THE RECORDS
#####
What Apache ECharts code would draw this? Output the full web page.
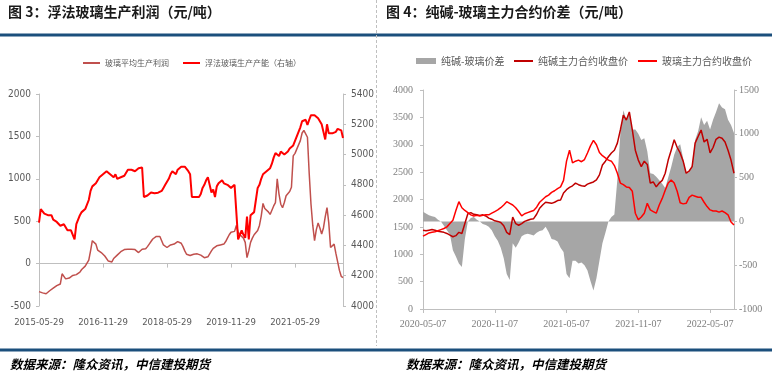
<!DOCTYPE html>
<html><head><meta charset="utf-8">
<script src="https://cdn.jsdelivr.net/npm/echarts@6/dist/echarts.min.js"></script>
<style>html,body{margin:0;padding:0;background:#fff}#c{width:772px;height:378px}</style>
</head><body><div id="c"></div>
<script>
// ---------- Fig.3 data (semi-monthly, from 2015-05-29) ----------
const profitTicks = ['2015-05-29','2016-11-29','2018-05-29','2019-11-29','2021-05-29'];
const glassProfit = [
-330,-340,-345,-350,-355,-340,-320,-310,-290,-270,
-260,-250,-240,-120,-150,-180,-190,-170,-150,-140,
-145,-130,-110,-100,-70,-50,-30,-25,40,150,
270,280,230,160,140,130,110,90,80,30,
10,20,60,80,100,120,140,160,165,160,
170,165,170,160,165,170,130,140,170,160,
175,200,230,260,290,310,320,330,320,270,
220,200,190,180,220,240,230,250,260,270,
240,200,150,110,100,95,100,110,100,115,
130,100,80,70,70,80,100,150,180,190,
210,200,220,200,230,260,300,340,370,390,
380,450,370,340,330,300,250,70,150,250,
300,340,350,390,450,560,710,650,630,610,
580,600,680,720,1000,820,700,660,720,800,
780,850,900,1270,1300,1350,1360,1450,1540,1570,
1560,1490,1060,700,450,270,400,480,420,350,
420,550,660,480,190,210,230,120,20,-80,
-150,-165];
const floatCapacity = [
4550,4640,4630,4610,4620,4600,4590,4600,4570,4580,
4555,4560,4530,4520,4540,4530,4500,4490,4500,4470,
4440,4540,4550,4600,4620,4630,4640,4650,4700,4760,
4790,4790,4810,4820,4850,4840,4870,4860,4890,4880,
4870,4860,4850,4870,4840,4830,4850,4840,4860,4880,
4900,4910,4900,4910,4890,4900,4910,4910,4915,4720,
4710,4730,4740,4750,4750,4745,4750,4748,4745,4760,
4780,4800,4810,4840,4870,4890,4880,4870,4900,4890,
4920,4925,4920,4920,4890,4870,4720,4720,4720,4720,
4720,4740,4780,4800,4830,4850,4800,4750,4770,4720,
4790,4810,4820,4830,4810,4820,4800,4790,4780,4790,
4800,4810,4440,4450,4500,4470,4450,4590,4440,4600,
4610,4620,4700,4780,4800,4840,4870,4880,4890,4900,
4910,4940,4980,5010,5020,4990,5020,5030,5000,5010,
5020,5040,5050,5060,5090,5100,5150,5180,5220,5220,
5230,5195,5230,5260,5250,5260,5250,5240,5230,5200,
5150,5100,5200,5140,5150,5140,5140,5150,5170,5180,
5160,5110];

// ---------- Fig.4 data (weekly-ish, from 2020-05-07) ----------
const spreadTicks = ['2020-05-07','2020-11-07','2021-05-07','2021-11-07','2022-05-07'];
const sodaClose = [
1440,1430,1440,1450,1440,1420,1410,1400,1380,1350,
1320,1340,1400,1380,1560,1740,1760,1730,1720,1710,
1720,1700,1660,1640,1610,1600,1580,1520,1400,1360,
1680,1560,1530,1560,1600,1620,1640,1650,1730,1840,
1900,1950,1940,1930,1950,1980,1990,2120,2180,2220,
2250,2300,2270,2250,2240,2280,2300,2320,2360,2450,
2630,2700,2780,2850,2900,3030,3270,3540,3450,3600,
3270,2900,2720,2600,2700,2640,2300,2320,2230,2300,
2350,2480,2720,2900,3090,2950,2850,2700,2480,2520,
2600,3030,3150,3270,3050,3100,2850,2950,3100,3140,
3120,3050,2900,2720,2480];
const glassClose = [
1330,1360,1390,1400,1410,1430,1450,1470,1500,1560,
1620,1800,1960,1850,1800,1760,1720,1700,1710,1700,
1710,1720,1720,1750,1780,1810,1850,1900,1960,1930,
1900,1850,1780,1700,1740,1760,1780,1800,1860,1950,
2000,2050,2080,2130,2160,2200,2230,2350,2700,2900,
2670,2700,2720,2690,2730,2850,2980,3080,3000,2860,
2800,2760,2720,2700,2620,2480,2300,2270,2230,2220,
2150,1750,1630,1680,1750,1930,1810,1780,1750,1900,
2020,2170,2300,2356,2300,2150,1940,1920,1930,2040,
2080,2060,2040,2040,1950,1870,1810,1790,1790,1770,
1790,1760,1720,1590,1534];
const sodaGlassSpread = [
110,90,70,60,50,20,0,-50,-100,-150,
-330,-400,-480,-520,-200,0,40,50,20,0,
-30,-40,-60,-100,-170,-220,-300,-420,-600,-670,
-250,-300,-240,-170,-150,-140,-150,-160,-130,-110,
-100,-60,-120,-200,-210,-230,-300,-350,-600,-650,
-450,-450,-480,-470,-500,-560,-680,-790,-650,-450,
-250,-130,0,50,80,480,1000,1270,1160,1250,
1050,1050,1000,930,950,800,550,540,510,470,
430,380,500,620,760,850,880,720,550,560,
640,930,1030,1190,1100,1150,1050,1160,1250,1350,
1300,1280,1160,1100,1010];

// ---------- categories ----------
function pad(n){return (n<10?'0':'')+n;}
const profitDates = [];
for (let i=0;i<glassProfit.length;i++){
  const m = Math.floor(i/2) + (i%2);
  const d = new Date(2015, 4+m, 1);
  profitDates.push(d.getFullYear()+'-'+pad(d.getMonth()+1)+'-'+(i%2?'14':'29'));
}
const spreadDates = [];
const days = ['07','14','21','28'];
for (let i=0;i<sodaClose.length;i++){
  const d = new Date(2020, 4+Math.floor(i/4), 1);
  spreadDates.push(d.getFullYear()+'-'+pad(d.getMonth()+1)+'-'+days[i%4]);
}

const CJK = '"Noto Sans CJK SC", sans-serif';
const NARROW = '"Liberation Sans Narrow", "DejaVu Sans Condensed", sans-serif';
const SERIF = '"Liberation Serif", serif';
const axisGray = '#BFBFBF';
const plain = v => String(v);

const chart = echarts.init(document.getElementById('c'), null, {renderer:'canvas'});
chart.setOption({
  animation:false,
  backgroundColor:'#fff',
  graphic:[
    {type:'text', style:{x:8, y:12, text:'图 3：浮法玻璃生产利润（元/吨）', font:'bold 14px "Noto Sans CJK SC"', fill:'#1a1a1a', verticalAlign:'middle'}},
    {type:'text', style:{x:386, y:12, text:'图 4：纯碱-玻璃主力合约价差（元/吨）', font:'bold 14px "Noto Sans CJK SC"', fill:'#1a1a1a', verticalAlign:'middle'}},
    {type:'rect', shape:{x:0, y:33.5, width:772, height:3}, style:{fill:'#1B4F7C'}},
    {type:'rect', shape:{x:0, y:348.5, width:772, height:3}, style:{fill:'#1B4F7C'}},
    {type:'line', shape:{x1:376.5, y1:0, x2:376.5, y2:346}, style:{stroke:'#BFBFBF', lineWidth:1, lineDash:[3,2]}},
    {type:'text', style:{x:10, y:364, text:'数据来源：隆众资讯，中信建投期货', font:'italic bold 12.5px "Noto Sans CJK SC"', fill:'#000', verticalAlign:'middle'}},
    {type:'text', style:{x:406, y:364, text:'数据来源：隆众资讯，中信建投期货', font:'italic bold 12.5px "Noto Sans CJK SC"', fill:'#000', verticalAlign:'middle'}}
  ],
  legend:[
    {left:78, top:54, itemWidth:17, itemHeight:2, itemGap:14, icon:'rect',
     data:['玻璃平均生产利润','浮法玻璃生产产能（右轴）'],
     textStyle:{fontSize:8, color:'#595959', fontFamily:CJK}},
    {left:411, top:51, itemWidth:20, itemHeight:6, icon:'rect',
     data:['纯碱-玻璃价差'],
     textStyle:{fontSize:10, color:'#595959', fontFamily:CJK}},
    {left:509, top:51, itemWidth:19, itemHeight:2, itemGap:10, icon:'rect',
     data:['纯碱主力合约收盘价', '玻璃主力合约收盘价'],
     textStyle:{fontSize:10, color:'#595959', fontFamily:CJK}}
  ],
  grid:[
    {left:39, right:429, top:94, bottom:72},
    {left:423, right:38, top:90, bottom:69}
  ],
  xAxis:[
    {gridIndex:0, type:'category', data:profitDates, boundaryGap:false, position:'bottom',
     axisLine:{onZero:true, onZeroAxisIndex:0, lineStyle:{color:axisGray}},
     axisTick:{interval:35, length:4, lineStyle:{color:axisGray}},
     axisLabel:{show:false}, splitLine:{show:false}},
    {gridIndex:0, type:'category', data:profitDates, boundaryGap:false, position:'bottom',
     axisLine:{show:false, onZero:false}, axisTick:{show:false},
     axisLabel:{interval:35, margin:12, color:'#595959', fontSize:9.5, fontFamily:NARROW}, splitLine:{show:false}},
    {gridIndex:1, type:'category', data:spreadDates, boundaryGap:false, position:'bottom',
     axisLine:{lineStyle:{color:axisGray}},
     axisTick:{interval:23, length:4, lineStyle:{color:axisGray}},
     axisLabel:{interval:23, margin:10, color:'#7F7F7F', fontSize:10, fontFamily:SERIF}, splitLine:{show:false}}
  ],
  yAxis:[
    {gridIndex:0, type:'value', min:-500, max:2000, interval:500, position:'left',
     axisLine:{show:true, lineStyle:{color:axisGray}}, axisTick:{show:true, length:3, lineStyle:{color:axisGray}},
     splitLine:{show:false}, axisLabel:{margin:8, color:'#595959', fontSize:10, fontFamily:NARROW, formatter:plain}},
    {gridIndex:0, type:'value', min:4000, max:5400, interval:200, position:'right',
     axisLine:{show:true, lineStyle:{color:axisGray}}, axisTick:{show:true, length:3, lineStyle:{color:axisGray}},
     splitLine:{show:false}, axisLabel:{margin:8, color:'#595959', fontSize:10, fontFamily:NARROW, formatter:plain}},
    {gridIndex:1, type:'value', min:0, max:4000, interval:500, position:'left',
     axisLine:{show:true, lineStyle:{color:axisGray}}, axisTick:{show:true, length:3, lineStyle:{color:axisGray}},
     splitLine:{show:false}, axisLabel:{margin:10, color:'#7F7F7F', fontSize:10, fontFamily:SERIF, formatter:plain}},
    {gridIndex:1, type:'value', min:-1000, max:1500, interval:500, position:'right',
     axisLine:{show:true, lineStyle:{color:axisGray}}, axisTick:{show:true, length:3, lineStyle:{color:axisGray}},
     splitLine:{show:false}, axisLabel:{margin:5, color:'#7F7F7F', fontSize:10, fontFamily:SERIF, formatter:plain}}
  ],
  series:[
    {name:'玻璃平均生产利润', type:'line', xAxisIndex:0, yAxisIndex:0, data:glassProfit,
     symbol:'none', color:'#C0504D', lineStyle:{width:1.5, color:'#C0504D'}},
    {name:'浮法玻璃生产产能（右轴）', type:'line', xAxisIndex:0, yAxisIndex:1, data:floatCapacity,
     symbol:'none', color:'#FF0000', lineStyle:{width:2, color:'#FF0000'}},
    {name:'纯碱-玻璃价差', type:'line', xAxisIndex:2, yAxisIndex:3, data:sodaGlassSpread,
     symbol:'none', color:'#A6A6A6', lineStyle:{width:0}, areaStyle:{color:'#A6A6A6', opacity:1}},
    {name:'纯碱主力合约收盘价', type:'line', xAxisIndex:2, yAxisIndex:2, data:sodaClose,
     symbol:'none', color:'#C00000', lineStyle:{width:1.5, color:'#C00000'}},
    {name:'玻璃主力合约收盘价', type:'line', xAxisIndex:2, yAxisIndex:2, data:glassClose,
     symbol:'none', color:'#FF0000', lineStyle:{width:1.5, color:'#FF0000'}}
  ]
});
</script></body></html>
#####
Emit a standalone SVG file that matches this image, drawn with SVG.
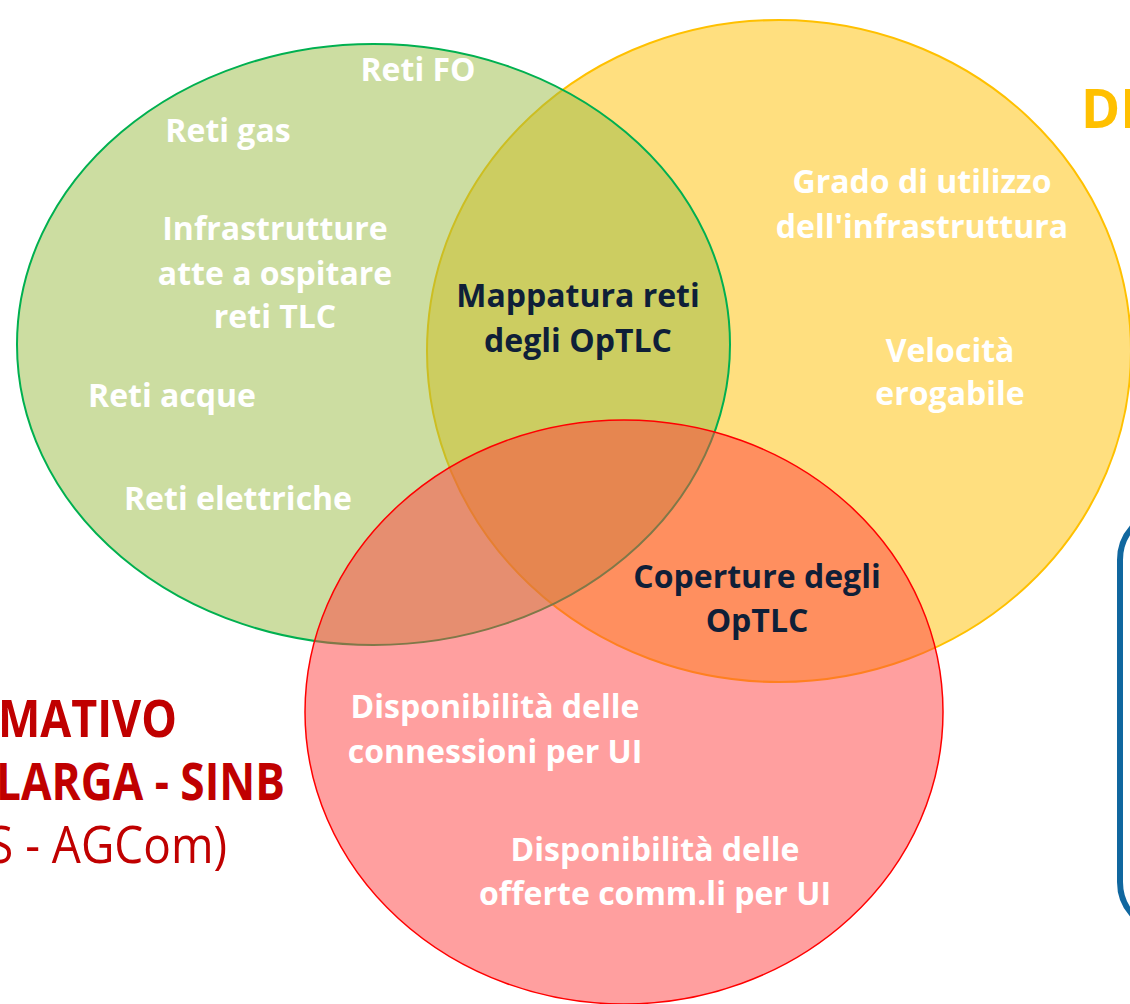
#####
WRITTEN TASK
Where does the word "this" appear in the listing? List each line that holds it.

EXERCISE SOLUTION
What Apache ECharts code would draw this? Output the full web page.
Emit a standalone SVG file that matches this image, drawn with SVG.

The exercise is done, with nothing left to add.